Another piece of good news for farmers is that the researchers did not find an association of proximity between neighboring fields and resistance. "The good thing is not only does management matter, it's what you do in your own field that matters. Even if a neighbor's resistance moves, it's at a small frequency. If you're doing the right thing it will stay at a small frequency," Tranel said.
Although there may be some concerns with herbicide mixing, Tranel said it is still the best tool to manage resistance. One concern is the greater expense and environmental load of using multiple herbicides.
Another concern is using the correct mix of herbicides in the tank. Particularly as waterhemp becomes resistant to other herbicides, such as PPO inhibitors, mixing glyphosate and a PPO inhibitor, is not going to be a good management strategy if there is already resistance to a PPO inhibitor, Tranel explained.

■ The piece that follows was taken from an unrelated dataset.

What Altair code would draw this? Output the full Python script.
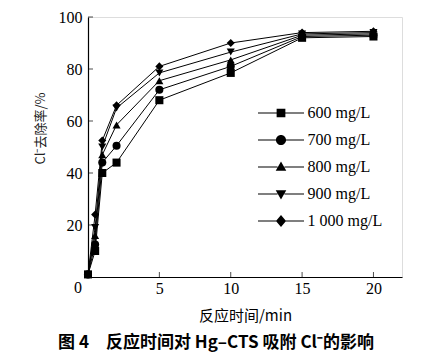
import altair as alt
import pandas as pd

times = [0, 0.5, 1, 2, 5, 10, 15, 20]
series = ["600 mg/L", "700 mg/L", "800 mg/L", "900 mg/L", "1 000 mg/L"]
v600 = [1, 10, 40, 44, 68, 78.5, 92, 92.5]
v700 = [1, 12.5, 44, 50.5, 72, 81, 92.5, 93]
v800 = [1, 16, 47, 58.5, 75.5, 83.5, 93, 93.5]
v900 = [1, 19, 50, 65, 78.5, 86.5, 93.5, 94]
v1000 = [1, 24, 52.5, 66, 81, 90, 94, 94.5]
x_ticks = [5, 10, 15, 20]
y_ticks = [20, 40, 60, 80, 100]

rows = []
for name, vals in zip(series, [v600, v700, v800, v900, v1000]):
    for t, v in zip(times, vals):
        rows.append({"t": t, "v": v, "s": name})
df = pd.DataFrame(rows)

W, H = 314, 260
SERIF = "Liberation Serif"
CJK = "Noto Sans CJK SC"

xs = alt.Scale(domain=[0, 22], nice=False)
ys = alt.Scale(domain=[0, 100], nice=False)

xaxis = alt.Axis(values=[0, 5, 10, 15, 20], labelExpr="datum.value == 0 ? '' : datum.label",
                 ticks=False, grid=False, domainColor="black", domainWidth=1.2,
                 labelFont=SERIF, labelFontSize=16, labelColor="black", labelPadding=3,
                 title="反应时间/min", titleFont=CJK, titleFontSize=15, titleFontWeight="normal",
                 titleColor="black", titlePadding=12)
yaxis = alt.Axis(values=[0, 20, 40, 60, 80, 100], labelExpr="datum.value == 0 ? '' : datum.label",
                 ticks=False, grid=False, domainColor="black", domainWidth=1.2,
                 labelFont=SERIF, labelFontSize=16, labelColor="black", labelPadding=6,
                 title="Cl⁻去除率/%", titleFont=CJK, titleFontSize=13, titleFontWeight="normal",
                 titleColor="#222", titleX=-48, titleY=111, titleAlign="center",
                 titleBaseline="middle", titleAngle=270)

base = alt.Chart(df)
lines = base.mark_line(color="black", strokeWidth=1).encode(
    x=alt.X("t:Q", scale=xs, axis=xaxis),
    y=alt.Y("v:Q", scale=ys, axis=yaxis),
    detail="s:N",
)
points = base.mark_point(filled=True, color="black", size=65, opacity=1).encode(
    x=alt.X("t:Q", scale=xs),
    y=alt.Y("v:Q", scale=ys),
    shape=alt.Shape("s:N", scale=alt.Scale(domain=series,
                    range=["square", "circle", "triangle-up", "triangle-down", "diamond"]),
                    legend=None),
)
LN = "M-2,-0.05L-0.3,-0.05L-0.3,0.05L-2,0.05ZM0.3,-0.05L2,-0.05L2,0.05L0.3,0.05Z"
paths = [
    "M-0.38,-0.38L0.38,-0.38L0.38,0.38L-0.38,0.38Z" + LN,
    "M-0.44,0A0.44,0.44,0,1,1,0.44,0A0.44,0.44,0,1,1,-0.44,0Z" + LN,
    "M0,-0.48L0.46,0.32L-0.46,0.32Z" + LN,
    "M0,0.48L-0.46,-0.32L0.46,-0.32Z" + LN,
    "M0,-0.52L0.44,0L0,0.52L-0.44,0Z" + LN,
]
legend_layer = base.mark_point(filled=True, color="black", opacity=0).encode(
    x=alt.X("t:Q", scale=xs),
    y=alt.Y("v:Q", scale=ys),
    shape=alt.Shape("s:N", scale=alt.Scale(domain=series, range=paths),
                    legend=alt.Legend(title=None, orient="none", legendX=181.5, legendY=84.5,
                                      symbolSize=529, symbolOpacity=1,
                                      symbolFillColor="black", symbolStrokeWidth=0,
                                      labelFont=SERIF, labelFontSize=16, labelColor="black",
                                      labelOffset=15, rowPadding=7, padding=0)),
)

xt = alt.Chart(pd.DataFrame({"x": x_ticks})).mark_tick(
    orient="vertical", color="black", size=5, thickness=1, yOffset=-2.5).encode(
    x=alt.X("x:Q", scale=xs), y=alt.value(H))
yt = alt.Chart(pd.DataFrame({"y": y_ticks})).mark_tick(
    orient="horizontal", color="black", size=5, thickness=1, xOffset=2.5).encode(
    y=alt.Y("y:Q", scale=ys), x=alt.value(0))
origin = alt.Chart(pd.DataFrame({"x": [0], "y": [0], "l": ["0"]})).mark_text(
    font=SERIF, fontSize=16, color="black", dx=-10, dy=11).encode(
    x=alt.X("x:Q", scale=xs), y=alt.Y("y:Q", scale=ys), text="l:N")

chart = alt.layer(lines, points, legend_layer, xt, yt, origin).resolve_scale(
    shape="independent"
).properties(
    width=W, height=H,
    autosize=alt.AutoSizeParams(type="none"),
    padding={"left": 80, "top": 9, "right": 26, "bottom": 77},
    title=alt.TitleParams("图 4　反应时间对 Hg–CTS 吸附 Cl⁻的影响", orient="bottom",
                          anchor="middle", font=CJK, fontSize=17, fontWeight="bold",
                          color="black", dx=-29, offset=12),
).configure_view(stroke=None).configure(background="white")

chart.save("out.html", embed_options={"renderer": "svg", "actions": False})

"As we have new tools coming like 2,4-D and dicamba-tolerant soybeans, some people may think 'I'll throw in 2,4-D with glyphosate, because that's using two modes of actions,' but if you already have glyphosate resistance then you are not really using two effective modes of action," he added.
"We don't say that mixing is the end-all solution. What we saw from this study if success for farmers is measured by lack of resistance or lower frequency, then successful farmers use multiple herbicides per application."